Reviewed by Richard W. Hallett, Northeastern Illinois University
Containing an overview of current developments and perspectives in studies of stylistic variation and their applications, this book begins with Juan Manuel Hernández-Campoy and Juan Antonio Cutillas-Espinosa’s ‘Introduction: Style-shifting revisited’ (1–18). This beginning chapter provides a brief overview of stylistic variation research and an outline of the chapters to follow. The remainder of the book is divided into two sections: ‘Style and sociolinguistic variation in political discourse’ and ‘Style and sociolinguistic variation in media interaction’.
Four chapters comprise Part 1. In ‘Speaker design strategies in political contexts of a dialectal community’ (21–43), Juan Manuel Hernández-Campoy and Juan Antonio Cutillas-Espinosa offer a quantitative and qualitative analysis of the speech of the former president of Murcia (Spain). In ‘Style-shifting in the U.S. Congress: The foreign (a) vowel in “Iraq(i)”’ (45–63),
Lauren Hall-Lew, Rebecca L. Starr, and Elizabeth Coppock investigate the /a/-/æ/variation in the second vowel in ‘Iraq(i)’ by members of the United States House of Representatives. Robert J. Podesva, Lauren Hall-Lew, Jason Brenier, Rebecca Starr, and Stacy Lewis investigate the Southerner, Westerner, African American, conservative, and careful dimensions of United States Secretary of State Condoleeza Rice’s linguistic features in ‘Condoleeza Rice and the sociophonetic construction of identity’ (65–80).
Highlighting ‘the importance of methodological interdisciplinarity in modern studies of stylistic variation’ (82), Barbara Soukup focuses on shifts from Austrian Standard German to Bavarian-Austrian dialect in ‘Speaker design in Austrian TV political discussions’ (81–99). To show how style is phonologically structured, Robert J. Podesva, Patrick Callier, and Jermay Jamsu analyze the word final (-t) in the speeches of six prominent United States politicians: George W. Bush, Hillary R. Clinton, John Edwards, Barack Obama, Nancy Pelosi, and Condoleeza Rice, in ‘Recency, resonance, and the structuring of phonological style in political speeches’ (101–17).
The five remaining chapters constitute Part 2. Arguing that parody is important for investigating stylistic variables, Jennifer Sclafani examines parodies of Martha Stewart and Newt Gingrich, two well-known American personalities, in ‘Parodic performances as indexical negatives of style’ (121–37). In ‘Popular music singing as referee design’ (139–64), Andy Gibson and Allan Bell address the following research question: ‘are New Zealand singers putting on an American accent when they sing, or do they actually find it difficult to “take off” in the singing context?’ (164).

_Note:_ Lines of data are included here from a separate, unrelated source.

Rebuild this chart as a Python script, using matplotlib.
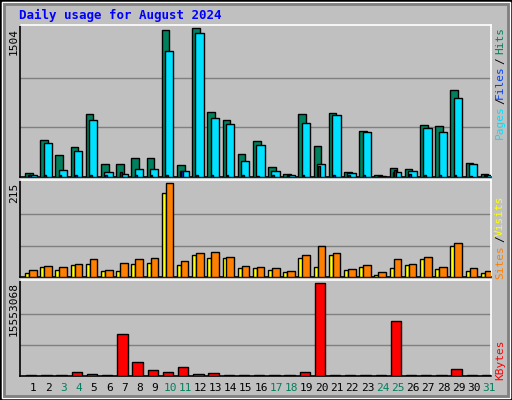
import matplotlib
matplotlib.use('Agg')
import matplotlib.pyplot as plt
from matplotlib.patches import Rectangle
import numpy as np

days = list(range(1, 32))
weekend = [3, 4, 10, 11, 17, 18, 24, 25, 31]

hits = [44, 371, 218, 299, 636, 136, 136, 187, 187, 1484, 126, 1504, 657, 575, 228, 361,
        105, 34, 636, 310, 647, 54, 463, 24, 95, 85, 524, 514, 881, 146, 34]
files = [24, 340, 75, 259, 575, 54, 34, 85, 85, 1269, 65, 1453, 596, 534, 157, 320,
         65, 24, 544, 136, 626, 44, 453, 10, 54, 65, 493, 453, 800, 136, 24]
pages = [20, 20, 18, 20, 25, 20, 54, 25, 25, 20, 65, 20, 25, 25, 20, 15,
         20, 10, 25, 116, 20, 20, 20, 5, 75, 30, 20, 20, 25, 15, 10]
sites = [9, 22, 15, 27, 29, 13, 13, 29, 32, 192, 27, 50, 43, 43, 20, 20,
         15, 11, 43, 22, 50, 15, 22, 4, 20, 27, 41, 18, 71, 13, 9]
visits = [17, 25, 22, 29, 41, 17, 32, 41, 43, 215, 36, 55, 57, 46, 25, 22,
          20, 13, 50, 71, 55, 18, 27, 11, 41, 29, 46, 22, 78, 20, 13]
kbytes = [170000, 170000, 170000, 740000, 400000, 170000, 7000000, 2390000, 1080000, 740000,
          1540000, 400000, 570000, 170000, 170000, 170000, 170000, 170000, 740000, 15553068,
          170000, 170000, 170000, 170000, 9120000, 170000, 170000, 170000, 1250000, 170000, 170000]

BG = '#C0C0C0'
W, H = 512, 400
fig = plt.figure(figsize=(W / 100, H / 100), dpi=100, facecolor=BG)

# bevelled frame
fig.patches.append(Rectangle((0, 0), 1, 1, transform=fig.transFigure, fill=False,
                             ec='black', lw=2))
fig.patches.append(Rectangle((2 / W, 2 / H), 1 - 4 / W, 1 - 4 / H, transform=fig.transFigure,
                             fill=False, ec='white', lw=1))
fig.patches.append(Rectangle((4 / W, 4 / H), 1 - 8 / W, 1 - 8 / H, transform=fig.transFigure,
                             fill=False, ec='#808080', lw=2))

mono = 'DejaVu Sans Mono'
fig.text(19 / W, 1 - 15 / H, 'Daily usage for August 2024', color='#0000FF',
         family=mono, weight='bold', fontsize=9, va='center')


def panel(y0, y1):
    ax = fig.add_axes([20 / W, 1 - y1 / H, 471 / W, (y1 - y0) / H])
    ax.set_facecolor(BG)
    ax.set_xlim(0, 31)
    ax.set_xticks([])
    ax.set_yticks([])
    for s in ax.spines.values():
        s.set_linewidth(1.2)
    ax.spines['top'].set_color('white')
    ax.spines['right'].set_color('white')
    ax.spines['left'].set_color('black')
    ax.spines['bottom'].set_color('black')
    return ax


x = np.arange(31)
ek = dict(edgecolor='black', linewidth=1, zorder=3, align='edge')

# hits / files / pages
ax1 = panel(25, 177)
ax1.set_ylim(0, max(hits) * 1.02)
for g in (1 / 3, 2 / 3):
    ax1.axhline(max(hits) * g, color='#808080', lw=1, zorder=1)
ax1.bar(x + 0.33, hits, 0.5, color='#00805C', **ek)
ax1.bar(x + 0.55, files, 0.55, color='#00E0FF', **ek)
ax1.bar(x + 0.6, pages, 0.12, color='#0040FF', **ek)

# sites / visits
ax2 = panel(180, 277)
ax2.set_ylim(0, max(visits) * 1.03)
for g in (1 / 3, 2 / 3):
    ax2.axhline(max(visits) * g, color='#808080', lw=1, zorder=1)
ax2.bar(x + 0.33, sites, 0.27, color='#FFFF00', **ek)
ax2.bar(x + 0.59, visits, 0.5, color='#FF8000', **ek)

# kbytes
ax3 = panel(280, 376)
ax3.set_ylim(0, max(kbytes) * 1.03)
for g in (1 / 3, 2 / 3):
    ax3.axhline(max(kbytes) * g, color='#808080', lw=1, zorder=1)
ax3.bar(x + 0.4, kbytes, 0.68, color='#FF0000', **ek)

# day labels
for d in days:
    px = 20 + (d - 1 + 0.87) * 471 / 31
    fig.text(px / W, 1 - 388 / H, str(d), ha='center', va='center', fontsize=8,
             family=mono, color='#00805C' if d in weekend else 'black')

# left max labels
for txt, ytop in (('1504', 28), ('215', 183), ('15553068', 282)):
    fig.text(14 / W, 1 - ytop / H, txt, rotation=90, ha='center', va='top',
             fontsize=8, family=mono)

# right legends
for txt, yc, col in (('Pages', 122, '#00E0FF'), ('/', 101, 'black'), ('Files', 82, '#0040FF'),
                     ('/', 61, 'black'), ('Hits', 40, '#00805C'),
                     ('Sites', 262, '#FF8000'), ('/', 239, 'black'), ('Visits', 216, '#FFFF00'),
                     ('KBytes', 360, '#FF0000')):
    fig.text(500 / W, 1 - yc / H, txt, rotation=90, ha='center', va='center',
             fontsize=8, family=mono, color=col)

fig.savefig('out.png', dpi=100, facecolor=BG)
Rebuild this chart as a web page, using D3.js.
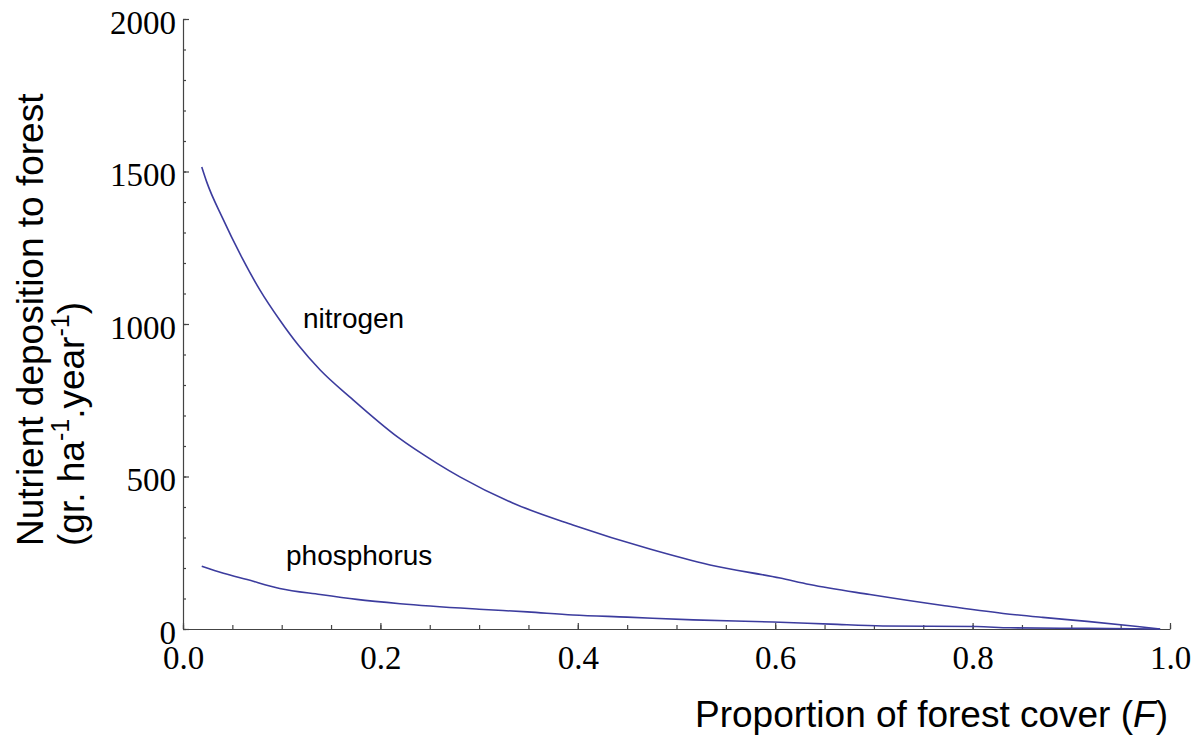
<!DOCTYPE html>
<html>
<head>
<meta charset="utf-8">
<script src="https://cdn.jsdelivr.net/npm/d3@7"></script>
<style>
  html, body { margin: 0; padding: 0; background: #fff; }
  svg { display: block; }
  .tick text { font-family: "Liberation Serif", "Times New Roman", serif; font-size: 33px; fill: #000; }
  .axis path, .axis line { stroke: #444; stroke-width: 1.2; }
</style>
</head>
<body>
<svg id="chart" width="1202" height="742"></svg>
<script>
// Data
const nitrogenF = [0.019, 0.024, 0.040, 0.060, 0.078, 0.098, 0.117, 0.139, 0.171, 0.218, 0.257, 0.281, 0.334, 0.395, 0.473, 0.534, 0.605, 0.635, 0.696, 0.770, 0.831, 0.871, 0.916, 0.967, 0.990];
const nitrogenV = [1515, 1466, 1348, 1216, 1111, 1013, 930, 849, 755, 628, 544, 498, 413, 341, 262, 210, 167, 146, 113, 77, 51, 38, 25, 8, 0];
const phosphorusF = [0.019, 0.041, 0.065, 0.098, 0.139, 0.176, 0.220, 0.300, 0.349, 0.395, 0.450, 0.517, 0.598, 0.656, 0.709, 0.804, 0.838, 0.916, 0.990];
const phosphorusV = [206, 183, 162, 133, 113, 97, 83, 65, 56, 46, 39, 30, 23, 16, 10, 8, 4, 2, 0];
const xTicks = [0, 0.2, 0.4, 0.6, 0.8, 1.0];
const yTicks = [0, 500, 1000, 1500, 2000];
const seriesLabels = ["nitrogen", "phosphorus"];

const svg = d3.select("#chart");
const x = d3.scaleLinear().domain([0, 1]).range([183, 1170]);
const y = d3.scaleLinear().domain([0, 2000]).range([629, 19]);

// minor ticks
svg.append("g").attr("class", "axis").attr("transform", "translate(0,629)")
  .call(d3.axisBottom(x).tickValues(d3.range(0, 1.0001, 0.05)).tickSizeInner(-4).tickSizeOuter(0).tickFormat(""))
  .call(g => g.select(".domain").remove());
svg.append("g").attr("class", "axis").attr("transform", "translate(183,0)")
  .call(d3.axisLeft(y).tickValues(d3.range(0, 2001, 100)).tickSizeInner(-3).tickSizeOuter(0).tickFormat(""))
  .call(g => g.select(".domain").remove());

// major axes
const xAxis = svg.append("g").attr("class", "axis").attr("transform", "translate(0,629)")
  .call(d3.axisBottom(x).tickValues(xTicks).tickSizeInner(-6).tickSizeOuter(0).tickFormat(d3.format(".1f")));
xAxis.selectAll(".tick text").attr("y", 40).attr("dy", 0);

const yAxis = svg.append("g").attr("class", "axis").attr("transform", "translate(183,0)")
  .call(d3.axisLeft(y).tickValues(yTicks).tickSizeInner(-6).tickSizeOuter(0).tickPadding(7).tickFormat(d3.format("d")));
yAxis.selectAll(".tick text").attr("dy", 14);

// lines
const line = d3.line().x(d => x(d[0])).y(d => y(d[1])).curve(d3.curveMonotoneX);
const nData = nitrogenF.map((f, i) => [f, nitrogenV[i]]);
const pData = phosphorusF.map((f, i) => [f, phosphorusV[i]]);
[nData, pData].forEach(data => {
  svg.append("path").datum(data)
    .attr("d", line)
    .attr("fill", "none")
    .attr("stroke", "#3c3c9e")
    .attr("stroke-width", 1.6);
});

// series labels
const sans = "'Liberation Sans', Arial, sans-serif";
svg.append("text").attr("x", 303).attr("y", 328).attr("font-family", sans).attr("font-size", 28).text(seriesLabels[0]);
svg.append("text").attr("x", 286).attr("y", 565).attr("font-family", sans).attr("font-size", 28).text(seriesLabels[1]);

// axis titles
const xt = svg.append("text").attr("x", 695).attr("y", 727).attr("font-family", sans).attr("font-size", 37);
xt.append("tspan").text("Proportion of forest cover (");
xt.append("tspan").attr("font-style", "italic").text("F");
xt.append("tspan").text(")");

const yt = svg.append("text").attr("transform", "translate(43,546) rotate(-90)")
  .attr("font-family", sans).attr("font-size", 37);
yt.append("tspan").attr("x", 0).attr("y", 0).text("Nutrient deposition to forest");
const l2 = svg.append("text").attr("transform", "translate(84,546) rotate(-90)")
  .attr("font-family", sans).attr("font-size", 37);
l2.append("tspan").text("(gr. ha");
l2.append("tspan").attr("font-size", 25).attr("dy", -15).text("-1");
l2.append("tspan").attr("dy", 15).text(".year");
l2.append("tspan").attr("font-size", 25).attr("dy", -15).text("-1");
l2.append("tspan").attr("dy", 15).text(")");
</script>
</body>
</html>
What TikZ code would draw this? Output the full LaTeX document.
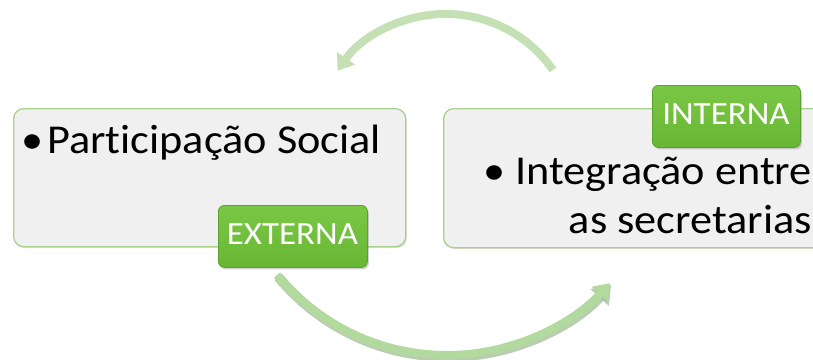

Anna Marie Trester examines the style of dialect performance in ‘Performing style: Improvisation and the linguistic (re)production of cultural knowledge’ (165–84). In ‘Dialect as style in Norwegian mass media’ (185–203), Thea R. Strand discusses her findings from her ethnographic fieldwork in rural Norway. Lastly, by analyzing a weekly Mandarin Chinese lifestyle-shopping program in ‘“Carry shopping through to the end”: Linguistic innovation in a Chinese television program’ (205–24), Qing Zhang discusses ‘newly available stylistic resources that can be employed to effect new social dimensions’ (222).
This book will appeal to any linguist interested in stylistics, especially those working in political discourse and media studies.